— start Information provided —

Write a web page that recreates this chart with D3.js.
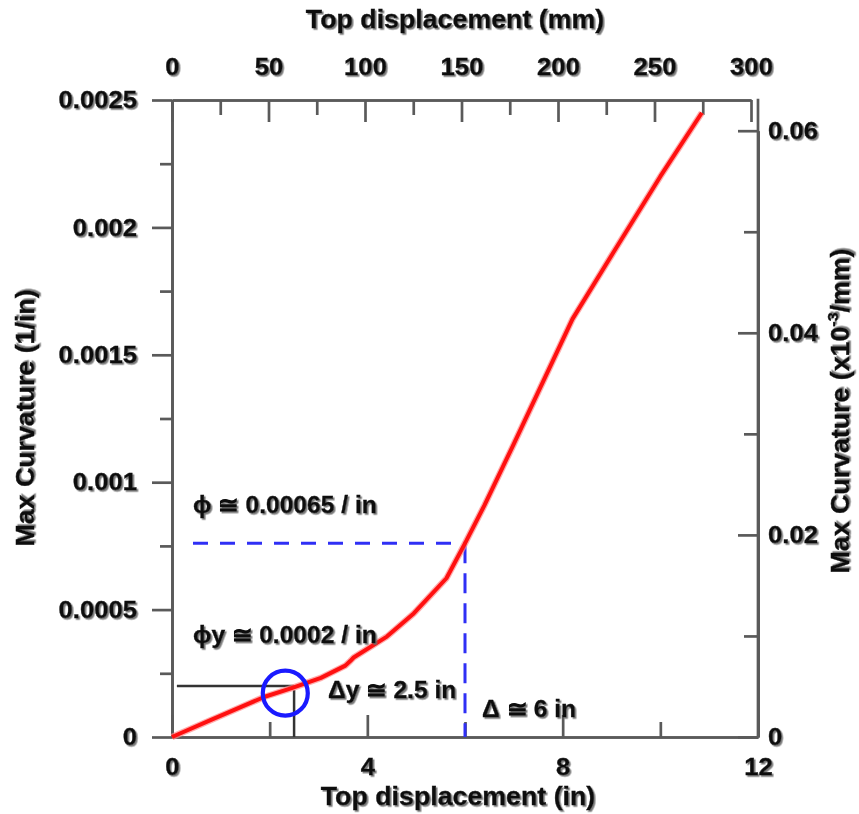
<!DOCTYPE html>
<html>
<head>
<meta charset="utf-8">
<script src="https://cdn.jsdelivr.net/npm/d3@7"></script>
<style>
  html, body { margin: 0; padding: 0; background: #fff; }
  svg { display: block; }
  .axis path, .axis line { stroke: #5a5a5a; stroke-width: 2.7; }
  text { font-family: "Liberation Sans", Arial, sans-serif; font-weight: bold; fill: #111; stroke: #111; stroke-width: 0.35; }
</style>
</head>
<body>
<svg id="chart" width="859" height="814"></svg>
<script>
// Top displacement (in) vs. maximum curvature (1/in)
const dispIn    = [0, 0.8, 1.9, 2.45, 3.05, 3.55, 3.65, 3.72, 4.4, 4.95, 5.62, 6.0, 6.4, 7.0, 8.2, 9.0, 10.0, 10.85];
const curvature = [0, 0.000067, 0.000158, 0.000192, 0.000232, 0.00028, 0.000298, 0.000312, 0.000394, 0.000485, 0.000623, 0.00076, 0.00091, 0.00115, 0.00164, 0.00189, 0.0022, 0.00245];

// Tick values for the four axes
const xTicksMajor   = [0, 4, 8, 12];
const xTicksMinor   = [2, 6, 10];
const mmTicksMajor  = [0, 50, 100, 150, 200, 250, 300];
const mmTicksMinor  = [25, 75, 125, 175, 225, 275];
const yTicksMajor   = [0, 0.0005, 0.001, 0.0015, 0.002, 0.0025];
const yTicksMinor   = [0.00025, 0.00075, 0.00125, 0.00175, 0.00225];
const yRTicksMajor  = [0, 0.02, 0.04, 0.06];
const yRTicksMinor  = [0.01, 0.03, 0.05];

// Yield and ultimate points
const yieldDisp = 2.5, yieldCurv = 0.0002;
const ultDisp = 6.0, ultCurv = curvature[dispIn.indexOf(6.0)];
const yieldMarker = [2.32, 0.000172];

const svg = d3.select("#chart");
const defs = svg.append("defs");
const shadow = defs.append("filter").attr("id", "shadow")
  .attr("x", "-10%").attr("y", "-20%").attr("width", "130%").attr("height", "150%");
shadow.append("feDropShadow").attr("dx", 1.6).attr("dy", 1.6)
  .attr("stdDeviation", 0.7).attr("flood-color", "#6a6a6a").attr("flood-opacity", 0.9);

const L = 172, R = 758, T = 100, B = 737;
const x   = d3.scaleLinear().domain([0, 12]).range([L, R]);
const xmm = d3.scaleLinear().domain([0, 300]).range([L, 751]);
const y   = d3.scaleLinear().domain([0, 0.0025]).range([B, T]);
const yR  = d3.scaleLinear().domain([0, 0.06]).range([B, 130.7]);

const fmt = d => d === 0 ? "0" : String(+d.toFixed(5));

// Minor ticks first, so major ticks/axes sit on top
svg.append("g").attr("class", "axis").attr("transform", `translate(0,${B})`)
  .call(d3.axisBottom(x).tickValues(xTicksMinor).tickSizeInner(-15).tickSizeOuter(0).tickFormat(""));
svg.append("g").attr("class", "axis").attr("transform", `translate(0,${T})`)
  .call(d3.axisTop(xmm).tickValues(mmTicksMinor).tickSizeInner(-15).tickSizeOuter(0).tickFormat(""));
svg.append("g").attr("class", "axis").attr("transform", `translate(${L},0)`)
  .call(d3.axisLeft(y).tickValues(yTicksMinor).tickSizeInner(12).tickSizeOuter(0).tickFormat(""));
svg.append("g").attr("class", "axis").attr("transform", `translate(${R},0)`)
  .call(d3.axisRight(yR).tickValues(yRTicksMinor).tickSizeInner(-14).tickSizeOuter(0).tickFormat(""));

svg.append("g").attr("class", "axis").attr("transform", `translate(0,${B})`)
  .call(d3.axisBottom(x).tickValues(xTicksMajor).tickSizeInner(-22).tickSizeOuter(0).tickPadding(21).tickFormat(fmt));
svg.append("g").attr("class", "axis").attr("transform", `translate(0,${T})`)
  .call(d3.axisTop(xmm).tickValues(mmTicksMajor).tickSizeInner(-22).tickSizeOuter(0).tickPadding(25).tickFormat(fmt));
svg.append("g").attr("class", "axis").attr("transform", `translate(${L},0)`)
  .call(d3.axisLeft(y).tickValues(yTicksMajor).tickSizeInner(20).tickSizeOuter(0).tickPadding(15).tickFormat(fmt));
svg.append("g").attr("class", "axis").attr("transform", `translate(${R},0)`)
  .call(d3.axisRight(yR).tickValues(yRTicksMajor).tickSizeInner(-20).tickSizeOuter(0).tickPadding(10).tickFormat(fmt));
// close the frame at the top of the right axis
svg.append("line").attr("x1", R).attr("x2", R).attr("y1", T - 1.35).attr("y2", B)
  .attr("stroke", "#5a5a5a").attr("stroke-width", 2.7);

svg.selectAll(".axis text").attr("font-size", 24).attr("fill", "#111")
  .attr("font-family", "Liberation Sans, Arial, sans-serif").attr("filter", "url(#shadow)");

// Annotation guides
svg.append("line")
  .attr("x1", x(0.1)).attr("x2", x(yieldDisp)).attr("y1", y(yieldCurv)).attr("y2", y(yieldCurv))
  .attr("stroke", "#333").attr("stroke-width", 2.5);
svg.append("line")
  .attr("x1", x(yieldDisp)).attr("x2", x(yieldDisp)).attr("y1", y(yieldCurv) + 4).attr("y2", y(0))
  .attr("stroke", "#333").attr("stroke-width", 2.5);

svg.append("line")
  .attr("x1", x(0.43)).attr("x2", x(ultDisp)).attr("y1", y(ultCurv)).attr("y2", y(ultCurv))
  .attr("stroke", "#2f2ff5").attr("stroke-width", 3).attr("stroke-dasharray", "15,12");
svg.append("line")
  .attr("x1", x(ultDisp)).attr("x2", x(ultDisp)).attr("y1", y(ultCurv)).attr("y2", y(0))
  .attr("stroke", "#2f2ff5").attr("stroke-width", 3).attr("stroke-dasharray", "20,10");

// Curvature curve
const line = d3.line().x((d, i) => x(dispIn[i])).y(d => y(d));
svg.append("path").datum(curvature).attr("d", line)
  .attr("fill", "none").attr("stroke", "#ff8a8a").attr("stroke-width", 6.5)
  .attr("stroke-linejoin", "round").attr("opacity", 0.7);
svg.append("path").datum(curvature).attr("d", line)
  .attr("fill", "none").attr("stroke", "#ff1010").attr("stroke-width", 4)
  .attr("stroke-linejoin", "round");

// Yield marker circle
svg.append("circle").attr("cx", x(yieldMarker[0])).attr("cy", y(yieldMarker[1])).attr("r", 22.5)
  .attr("fill", "none").attr("stroke", "#1a1aff").attr("stroke-width", 4.2);

// Text labels
function label(txt, px, py, size) {
  return svg.append("text").attr("x", px).attr("y", py).attr("font-size", size)
    .attr("filter", "url(#shadow)").text(txt);
}
label("ϕ ≅ 0.00065 / in", 193, 513, 23);
label("ϕy ≅ 0.0002 / in", 193, 643, 23);
label("Δy ≅ 2.5 in", 328, 698, 23);
label("Δ ≅ 6 in", 482, 717, 23);

label("Top displacement (mm)", 455, 28, 25).attr("text-anchor", "middle");
label("Top displacement (in)", 458, 805, 25).attr("text-anchor", "middle");
label("Max Curvature (1/in)", 0, 0, 25).attr("text-anchor", "middle")
  .attr("transform", "translate(25,418) rotate(-90)").attr("dy", "0.36em");
const rt = label("", 0, 0, 25).attr("text-anchor", "middle")
  .attr("transform", "translate(840,411) rotate(-90)").attr("dy", "0.36em");
rt.append("tspan").text("Max Curvature (x10");
rt.append("tspan").attr("font-size", 15).attr("dy", "-0.75em").text("-3");
rt.append("tspan").attr("dy", "0.45em").text("/mm)");

// Widen glyphs slightly to the face used in the plot
svg.selectAll("text").each(function () {
  const len = this.getComputedTextLength();
  if (len > 0) d3.select(this).attr("textLength", len * 1.07).attr("lengthAdjust", "spacingAndGlyphs");
});
</script>
</body>
</html>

— end Information provided —

§ Exercise
Copy nothing but the lines from the top of the data down to the line containing "const yieldMarker = [2.32, 0.000172];", and leave the pictures out.

§ Response for this exercise
Write a web page that recreates this chart with D3.js.
<!DOCTYPE html>
<html>
<head>
<meta charset="utf-8">
<script src="https://cdn.jsdelivr.net/npm/d3@7"></script>
<style>
  html, body { margin: 0; padding: 0; background: #fff; }
  svg { display: block; }
  .axis path, .axis line { stroke: #5a5a5a; stroke-width: 2.7; }
  text { font-family: "Liberation Sans", Arial, sans-serif; font-weight: bold; fill: #111; stroke: #111; stroke-width: 0.35; }
</style>
</head>
<body>
<svg id="chart" width="859" height="814"></svg>
<script>
// Top displacement (in) vs. maximum curvature (1/in)
const dispIn    = [0, 0.8, 1.9, 2.45, 3.05, 3.55, 3.65, 3.72, 4.4, 4.95, 5.62, 6.0, 6.4, 7.0, 8.2, 9.0, 10.0, 10.85];
const curvature = [0, 0.000067, 0.000158, 0.000192, 0.000232, 0.00028, 0.000298, 0.000312, 0.000394, 0.000485, 0.000623, 0.00076, 0.00091, 0.00115, 0.00164, 0.00189, 0.0022, 0.00245];

// Tick values for the four axes
const xTicksMajor   = [0, 4, 8, 12];
const xTicksMinor   = [2, 6, 10];
const mmTicksMajor  = [0, 50, 100, 150, 200, 250, 300];
const mmTicksMinor  = [25, 75, 125, 175, 225, 275];
const yTicksMajor   = [0, 0.0005, 0.001, 0.0015, 0.002, 0.0025];
const yTicksMinor   = [0.00025, 0.00075, 0.00125, 0.00175, 0.00225];
const yRTicksMajor  = [0, 0.02, 0.04, 0.06];
const yRTicksMinor  = [0.01, 0.03, 0.05];

// Yield and ultimate points
const yieldDisp = 2.5, yieldCurv = 0.0002;
const ultDisp = 6.0, ultCurv = curvature[dispIn.indexOf(6.0)];
const yieldMarker = [2.32, 0.000172];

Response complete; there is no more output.